Parts like postcondition are irrelevant but useful for compile time reasoning about the code. However, what if for example your entry conditions contain things like valid values? Again, useful for compile time reasoning, but I have wondered if such things should be part of a language in addition to just Type? I don't mean just default values as are already in signatures. I mean things like
int8 min 1 max 7
Currently you have to maybe make a class that enforces that in the constructor or use asserts or contracts or enums or other code. But it could just be in the language and the compiler produces the boilerplate or safety code as necessary.
The nice thing is your testing and fuzzing can be automated for in range and out of range values. Potentially a compiler could introduce checking code only at points where casting from dubiously compatible types happens?
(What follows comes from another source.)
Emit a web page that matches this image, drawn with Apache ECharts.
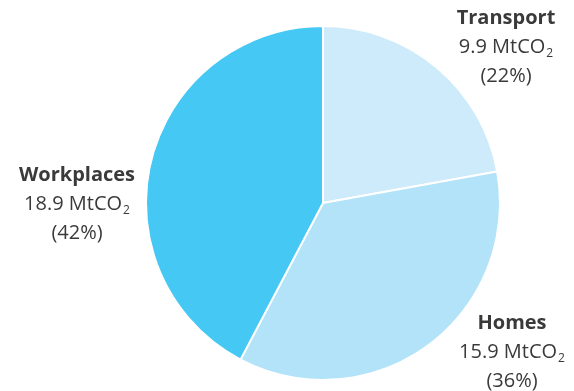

Or ubiquitous checking for debug builds, release checks only if the compiler can detect dangerous casting or source values that may not comply? Or linting can require range checks before using user or network data etc. but that would be out of scope requiring libraries to annotate such data as unsafe and validation code that can remove the annotation?

It would also move it into the signature and make the signature more complete. Which then clearly separates signature parameter concerns from the local implementation details that the remaining contract items deal with.

So call it "pact" or some other synonym for contract. "Pact" then stands for the standard signature plus relevant parts of contracts moved to the signature. Or just the standard signature if adding to it is too onerous or future stuff.